Cash Flow
The net amount of cash moving into and out of a business or individual’s accounts over a period. Positive cash flow indicates more money is coming in than going out, supporting solvency and reinvestment.
Why cash flow differs from profit
Profit (net income) is computed on an accrual basis: revenue is recognized when earned (regardless of when collected), and expenses are recognized when incurred (regardless of when paid). This is the right approach for matching costs to the revenues they produce, but it can diverge sharply from actual cash movement.
A few common reasons profit and cash flow disagree:
- Sales on credit. Recording $1M of revenue in Q1 doesn't put $1M in the bank if customers pay 60 days later. The receivable is on the balance sheet as accounts receivable, not in cash.
- Inventory build. Building inventory consumes cash but doesn't immediately appear on the income statement (it sits as inventory on the balance sheet until sold).
- Capital expenditures. Buying a $10M factory is a major cash outflow but only flows through the income statement gradually as depreciation.
- Stock-based compensation. A non-cash expense reduces profit without affecting cash.
This is why the cash flow statement exists as a separate financial statement — the income statement alone doesn't tell you whether a business is solvent.
The three cash flow categories
Cash flow is conventionally split into three buckets:
- Operating cash flow — cash generated from running the core business. Net income plus non-cash expenses (depreciation, stock comp) plus changes in working capital. The headline indicator of business health.
- Investing cash flow — cash spent on long-term investments. Capital expenditures (typically negative in growing businesses), acquisitions, asset sales.
- Financing cash flow — cash from debt issuance, equity issuance, dividend payments, share buybacks.
A profitable, growing company often shows positive operating cash flow, large negative investing cash flow (capex), and variable financing cash flow depending on its capital structure.
Free cash flow
Free cash flow — operating cash flow minus capital expenditures — is the more useful number for most analytical purposes. It represents cash genuinely available for distribution to investors after maintaining the business. This is what sophisticated investors care about more than reported earnings:
Free Cash Flow ≈ Operating Cash Flow − Capex
Some companies emphasize a "free cash flow yield" (free cash flow / market cap) as an alternative to the P/E ratio. The advantage: free cash flow is harder to manipulate through accounting choices than reported earnings.
In personal finance
For individuals, "cash flow" usually means take-home income minus actual spending. Positive personal cash flow funds savings and debt repayment; negative cash flow means burning savings or accumulating debt. The personal-finance equivalent of profit (net worth growth) and cash flow (monthly surplus) often diverge — a homeowner can be growing net worth while running cash-flow-negative if equity is building faster than living expenses are draining cash.
Budget-driven personal finance is essentially an exercise in producing reliable positive cash flow.
Why cash flow matters more than profit
A company with strong reported profit but weak cash flow is a yellow flag. Common patterns:
- Aggressive revenue recognition — booking revenue ahead of cash collection, growing receivables faster than sales.
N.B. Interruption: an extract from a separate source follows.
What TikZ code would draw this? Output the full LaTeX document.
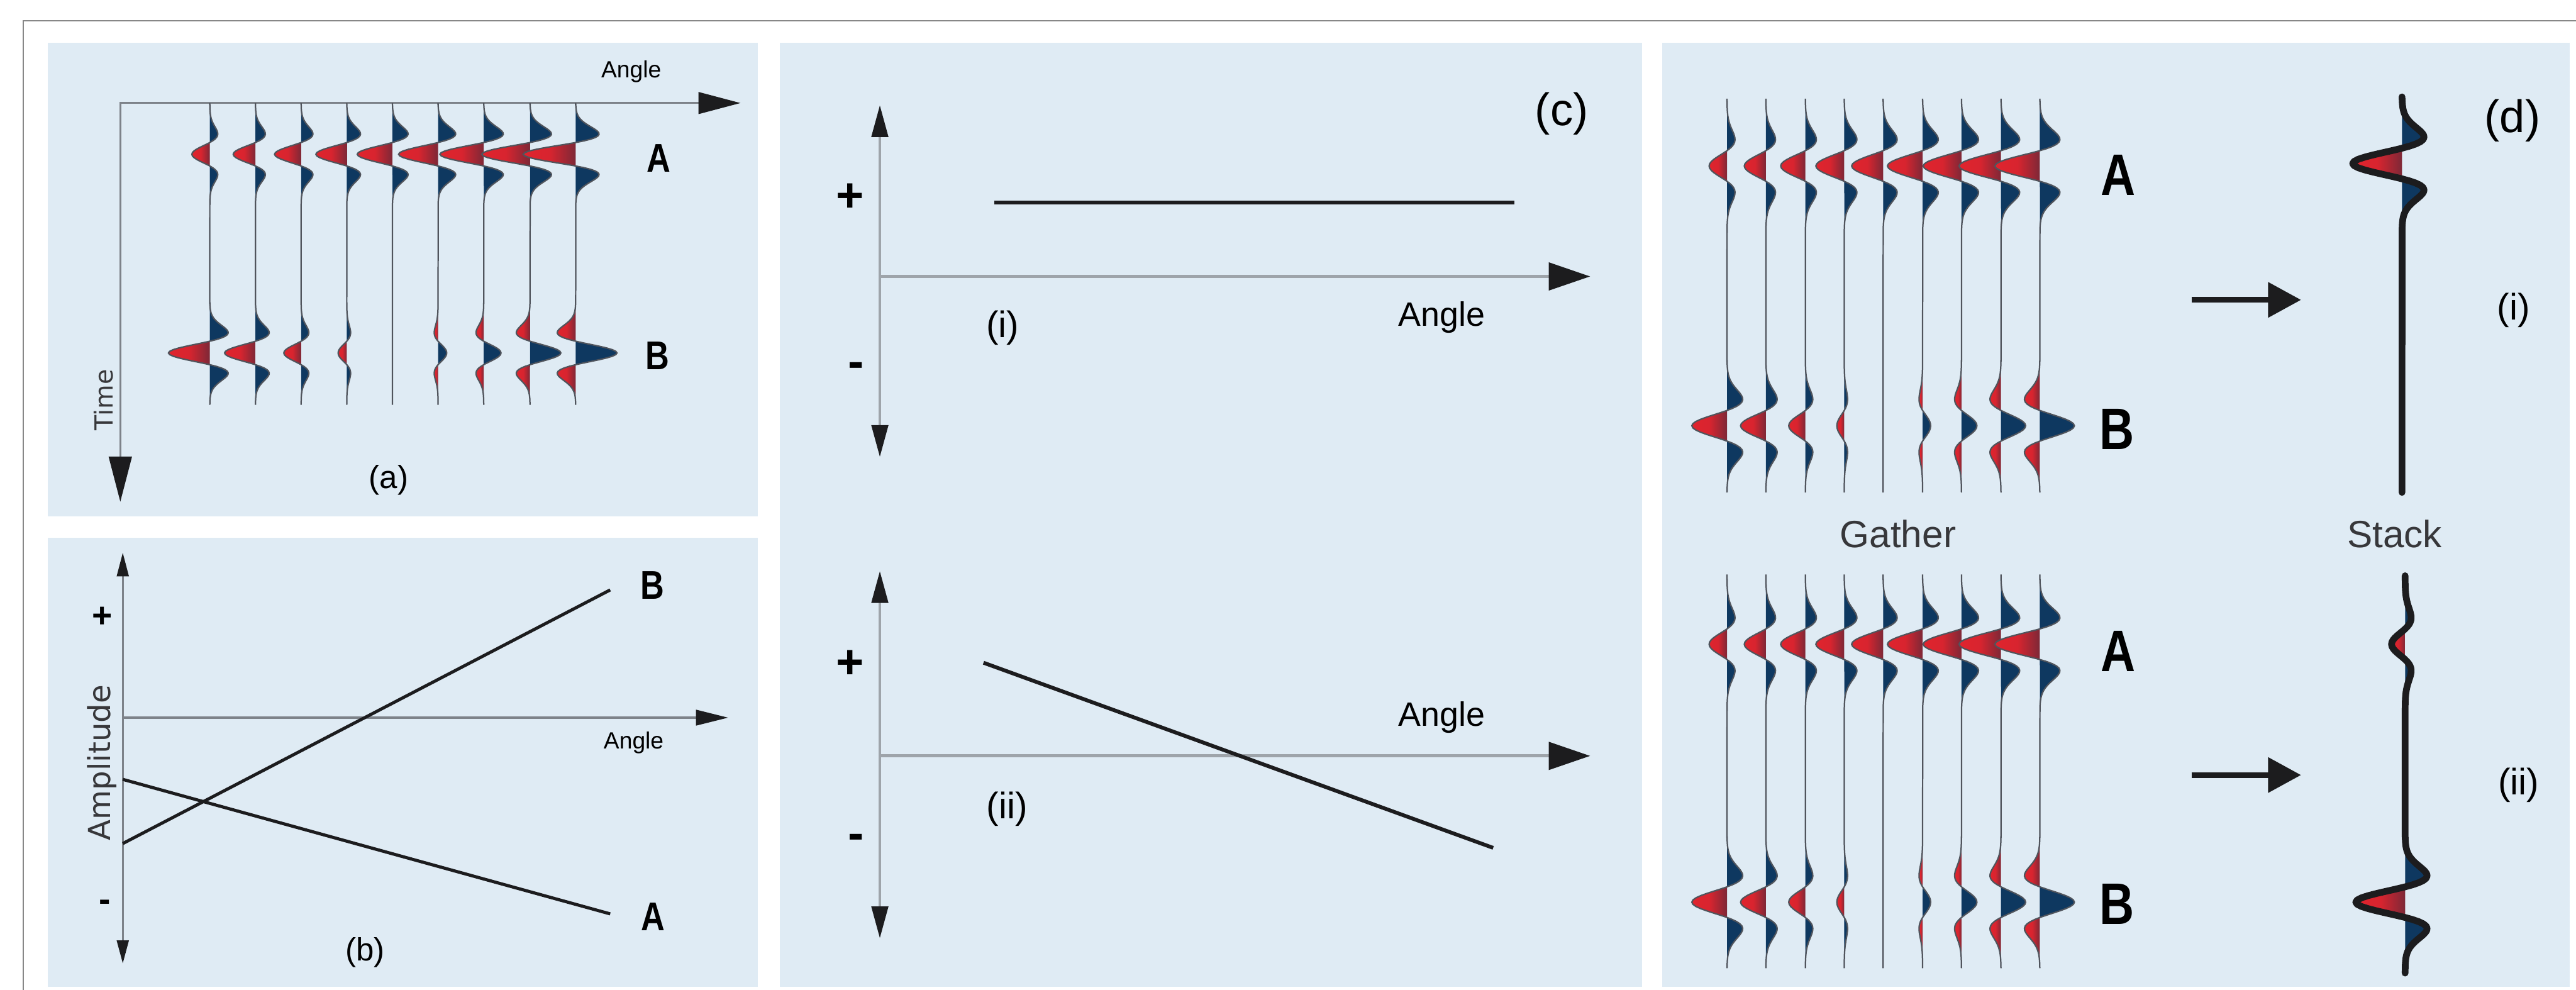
\documentclass[tikz,border=0pt]{standalone}
\usepackage{fontspec}
\setmainfont{Liberation Sans}
\newfontfamily\lsans{Liberation Sans}
\newfontfamily\nsans[FakeStretch=0.82]{Liberation Sans}
\newfontfamily\dsans{DejaVu Sans}
\definecolor{panelbg}{RGB}{223,235,244}
\definecolor{framec}{RGB}{135,135,135}
\definecolor{axisa}{RGB}{125,130,137}
\definecolor{axisc}{RGB}{158,164,170}
\definecolor{wredb}{RGB}{224,36,46}
\definecolor{wredd}{RGB}{125,40,55}
\definecolor{wblue}{RGB}{14,56,96}
\definecolor{tracec}{RGB}{80,84,92}
\definecolor{inkc}{RGB}{28,28,30}
\definecolor{textg}{RGB}{55,55,58}
\pgfmathdeclarefunction{ric}{1}{\pgfmathparse{(1-2*(#1)*(#1))*exp(-(#1)*(#1))}}
% filled lobes of one wavelet: x0, yc, amplitude, scale
\newcommand\wfill[4]{%
  \ifdim #3pt=0pt\else
    \pgfmathsetmacro\wz{#4*0.70711}%
    \pgfmathsetmacro\ww{#4*3}%
    \ifdim #3pt<0pt \def\wcc{redlobe}\def\wcs{bluelobe}\else\def\wcc{bluelobe}\def\wcs{redlobe}\fi
    \path[\wcc] ({#1},{#2-\wz}) -- plot[domain=-\wz:\wz,samples=25] ({#1+(#3)*ric(\x/#4)},{#2+\x}) -- cycle;
    \path[\wcs] ({#1},{#2-\ww}) -- plot[domain=-\ww:-\wz,samples=25] ({#1+(#3)*ric(\x/#4)},{#2+\x}) -- cycle;
    \path[\wcs] ({#1},{#2+\wz}) -- plot[domain=\wz:\ww,samples=25] ({#1+(#3)*ric(\x/#4)},{#2+\x}) -- cycle;
  \fi}
% wiggle line: style, x0, top, bottom, yA, ampA, yB, ampB, scale
\newcommand\wtrace[9]{%
  \pgfmathsetmacro\ww{#9*3}%
  \draw[#1] ({#2},{#3}) -- ({#2},{#5-\ww}) -- plot[domain=-\ww:\ww,samples=61] ({#2+(#6)*ric(\x/#9)},{#5+\x})
    -- ({#2},{#7-\ww}) -- plot[domain=-\ww:\ww,samples=61] ({#2+(#8)*ric(\x/#9)},{#7+\x}) -- ({#2},{#4});}
\begin{document}
\begin{tikzpicture}[x=0.01cm,y=-0.01cm,
  frame/.style={draw=framec,line width=0.6pt},
  panel/.style={fill=panelbg},
  axa/.style={draw=axisa,line width=0.9pt},
  axb/.style={draw=axisa,line width=1pt},
  axc/.style={draw=axisc,line width=1.4pt},
  tipf/.style={fill=inkc},
  curveb/.style={draw=inkc,line width=1.45pt},
  curvec/.style={draw=inkc,line width=1.75pt},
  trln/.style={draw=tracec,line width=0.65pt},
  stk/.style={draw=inkc,line width=3.1pt,line join=round,line cap=round},
  redlobe/.style={left color=wredb,right color=wredd,middle color=wredb!92!wredd},
  bluelobe/.style={fill=wblue},
  sarrow/.style={draw=inkc,line width=2.6pt},
  lbl/.style={inner sep=0pt,text=black},
  angS/.style={lbl,font=\lsans\fontsize{10.8}{12}\selectfont},
  angL/.style={lbl,font=\lsans\fontsize{15.6}{18}\selectfont},
  capS/.style={lbl,font=\lsans\fontsize{14.8}{17}\selectfont},
  capL/.style={lbl,font=\lsans\fontsize{21}{24}\selectfont},
  romS/.style={lbl,font=\lsans\fontsize{17}{20}\selectfont},
  evS/.style={lbl,font=\nsans\bfseries\fontsize{18.5}{20}\selectfont},
  evL/.style={lbl,font=\nsans\bfseries\fontsize{27}{30}\selectfont},
  sgnS/.style={lbl,font=\lsans\bfseries\fontsize{16}{18}\selectfont},
  sgnL/.style={lbl,font=\lsans\bfseries\fontsize{22}{24}\selectfont},
  axT/.style={lbl,text=textg,font=\dsans\fontsize{11.5}{13}\selectfont},
  axAmp/.style={lbl,text=textg,font=\dsans\fontsize{14}{16}\selectfont},
  gst/.style={lbl,text=textg,font=\lsans\fontsize{17.5}{20}\selectfont}]
\useasboundingbox (0,0) rectangle (4175,1604);
\fill[white] (0,0) rectangle (4175,1604);
% outer frame
\draw[frame] (38,1604) -- (38,34) -- (4175,34);
% panels
\fill[panel] (77,69) rectangle (1228,837);
\fill[panel] (77,872) rectangle (1228,1599);
\fill[panel] (1264,69) rectangle (2661,1599);
\fill[panel] (2694,69) rectangle (4165,1599);

% ---------------- panel (a)
\coordinate (aO) at (195,167);
\coordinate (aX) at (1200,167);
\coordinate (aY) at (195,813);
\draw[axa] (195,745) -- (aO) -- (1140,167);
\fill[tipf] (aX) -- (1132,149) -- (1132,185) -- cycle;
\fill[tipf] (aY) -- (176,740) -- (214,740) -- cycle;
\foreach \xk/\aa/\ab in {340/-29/-67, 414/-36/-50, 488/-43/-28, 562/-50/-14, 636/-57/0, 710/-64/14, 784/-71/28, 859/-78/50, 933/-85/67}{
  \wfill{\xk}{250}{\aa}{26.9}
  \wfill{\xk}{572}{\ab}{26.9}
  \wtrace{trln}{\xk}{167}{656}{250}{\aa}{572}{\ab}{26.9}
}
\node[angS,anchor=base] (aAngle) at (1023,126) {Angle};
\node[evS] (aA) at (1068,256) {A};
\node[evS] (aB) at (1066,576) {B};
\node[axT,rotate=90] (aTime) at (168,648) {Time};
\node[capS] (aCap) at (630,778) {(a)};

% ---------------- panel (b)
\coordinate (bO) at (199,1163);
\coordinate (bUp) at (199,896);
\coordinate (bDn) at (199,1561);
\coordinate (bX) at (1180,1163);
\draw[axb] (199,930) -- (199,1528);
\draw[axb] (bO) -- (1135,1163);
\fill[tipf] (bUp) -- (189,934) -- (209,934) -- cycle;
\fill[tipf] (bDn) -- (189,1524) -- (209,1524) -- cycle;
\fill[tipf] (bX) -- (1128,1150) -- (1128,1176) -- cycle;
\coordinate (bB0) at (199,1367);
\coordinate (bB1) at (989,956);
\coordinate (bA0) at (199,1263);
\coordinate (bA1) at (989,1481);
\draw[curveb] (bB0) -- (bB1);
\draw[curveb] (bA0) -- (bA1);
\node[sgnS] (bPlus) at (166,1000) {+};
\node[sgnS] (bMinus) at (170,1467) {-};
\node[axAmp,rotate=90] (bAmp) at (165,1236) {Amplitude};
\node[angS,anchor=base] (bAngle) at (1027,1213) {Angle};
\node[evS] (bBl) at (1057,948) {B};
\node[evS] (bAl) at (1058,1486) {A};
\node[capS] (bCap) at (592,1543) {(b)};

% ---------------- panel (c)
\node[capL] (cCap) at (2531,184) {(c)};
% (i)
\coordinate (ciO) at (1426,448);
\coordinate (ciUp) at (1426,171);
\coordinate (ciDn) at (1426,740);
\coordinate (ciX) at (2577,448);
\draw[axc] (1426,218) -- (1426,693);
\draw[axc] (ciO) -- (2520,448);
\fill[tipf] (ciUp) -- (1412,222) -- (1440,222) -- cycle;
\fill[tipf] (ciDn) -- (1412,689) -- (1440,689) -- cycle;
\fill[tipf] (ciX) -- (2510,425) -- (2510,471) -- cycle;
\coordinate (ciL0) at (1611,328);
\coordinate (ciL1) at (2454,328);
\draw[curvec] (ciL0) -- (ciL1);
\node[sgnL] (ciPlus) at (1378,320) {+};
\node[sgnL] (ciMinus) at (1387,600) {-};
\node[angL,anchor=base] (ciAngle) at (2337,528) {Angle};
\node[romS] (ciLab) at (1625,531) {(i)};
% (ii)
\coordinate (ciiO) at (1426,1225);
\coordinate (ciiUp) at (1426,926);
\coordinate (ciiDn) at (1426,1520);
\coordinate (ciiX) at (2577,1225);
\draw[axc] (1426,973) -- (1426,1473);
\draw[axc] (ciiO) -- (2520,1225);
\fill[tipf] (ciiUp) -- (1412,977) -- (1440,977) -- cycle;
\fill[tipf] (ciiDn) -- (1412,1469) -- (1440,1469) -- cycle;
\fill[tipf] (ciiX) -- (2510,1202) -- (2510,1248) -- cycle;
\coordinate (ciiL0) at (1594,1074);
\coordinate (ciiL1) at (2420,1374);
\draw[curvec] (ciiL0) -- (ciiL1);
\node[sgnL] (ciiPlus) at (1378,1077) {+};
\node[sgnL] (ciiMinus) at (1387,1364) {-};
\node[angL,anchor=base] (ciiAngle) at (2337,1177) {Angle};
\node[romS] (ciiLab) at (1632,1311) {(ii)};

% ---------------- panel (d)
\node[capL] (dCap) at (4072,195) {(d)};
% gathers
\foreach \xk/\aa/\ab in {2799/-29/-57, 2862/-35/-41, 2926/-40/-27, 2989/-46/-12, 3052/-51/0, 3116/-57/13, 3179/-62/25, 3243/-68/40, 3306/-73/56}{
  \wfill{\xk}{269}{\aa}{35.1}
  \wfill{\xk}{690}{\ab}{35.1}
  \wtrace{trln}{\xk}{160}{798}{269}{\aa}{690}{\ab}{35.1}
  \wfill{\xk}{1044}{\aa}{35.1}
  \wfill{\xk}{1462}{\ab}{35.1}
  \wtrace{trln}{\xk}{931}{1569}{1044}{\aa}{1462}{\ab}{35.1}
}
\node[evL] (dA1) at (3433,284) {A};
\node[evL] (dB1) at (3431,696) {B};
\node[evL] (dA2) at (3433,1055) {A};
\node[evL] (dB2) at (3431,1465) {B};
\node[gst,anchor=base] (dGather) at (3076,887) {Gather};
\node[gst,anchor=base] (dStack) at (3881,887) {Stack};
% stacks
\wfill{3893}{265}{-80}{35.1}
\wtrace{stk}{3893}{157}{798}{265}{-80}{690}{0}{35.1}
\wfill{3898}{1044}{-22}{35.1}
\wfill{3898}{1462}{-80}{35.1}
\wtrace{stk}{3898}{933}{1577}{1044}{-22}{1462}{-80}{35.1}
% arrows gather -> stack
\coordinate (dAr1s) at (3552,486);
\coordinate (dAr1e) at (3729,486);
\draw[sarrow] (dAr1s) -- (3685,486);
\fill[tipf] (dAr1e) -- (3676,457) -- (3676,515) -- cycle;
\coordinate (dAr2s) at (3552,1256);
\coordinate (dAr2e) at (3729,1256);
\draw[sarrow] (dAr2s) -- (3685,1256);
\fill[tipf] (dAr2e) -- (3676,1227) -- (3676,1285) -- cycle;
\node[romS] (dLi) at (4074,503) {(i)};
\node[romS] (dLii) at (4082,1272) {(ii)};
\end{tikzpicture}
\end{document}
- Inventory bloat — building inventory that may not sell, depleting cash without reducing reported profit.
- Capitalizing expenses — moving costs from the income statement to the balance sheet, inflating reported profit without changing cash.
Recurring divergence between profit and cash flow is a signal to look harder. The textbook fraud playbook — Enron, WorldCom, Wirecard — almost always involved profitability that the cash never followed.
Conversely, a company with weak profit but strong cash flow often turns out to be more durable than its income statement suggests. Capital-intensive businesses with high depreciation can show modest accounting profits while throwing off significant cash, which over time fuels growth, dividends, or debt reduction.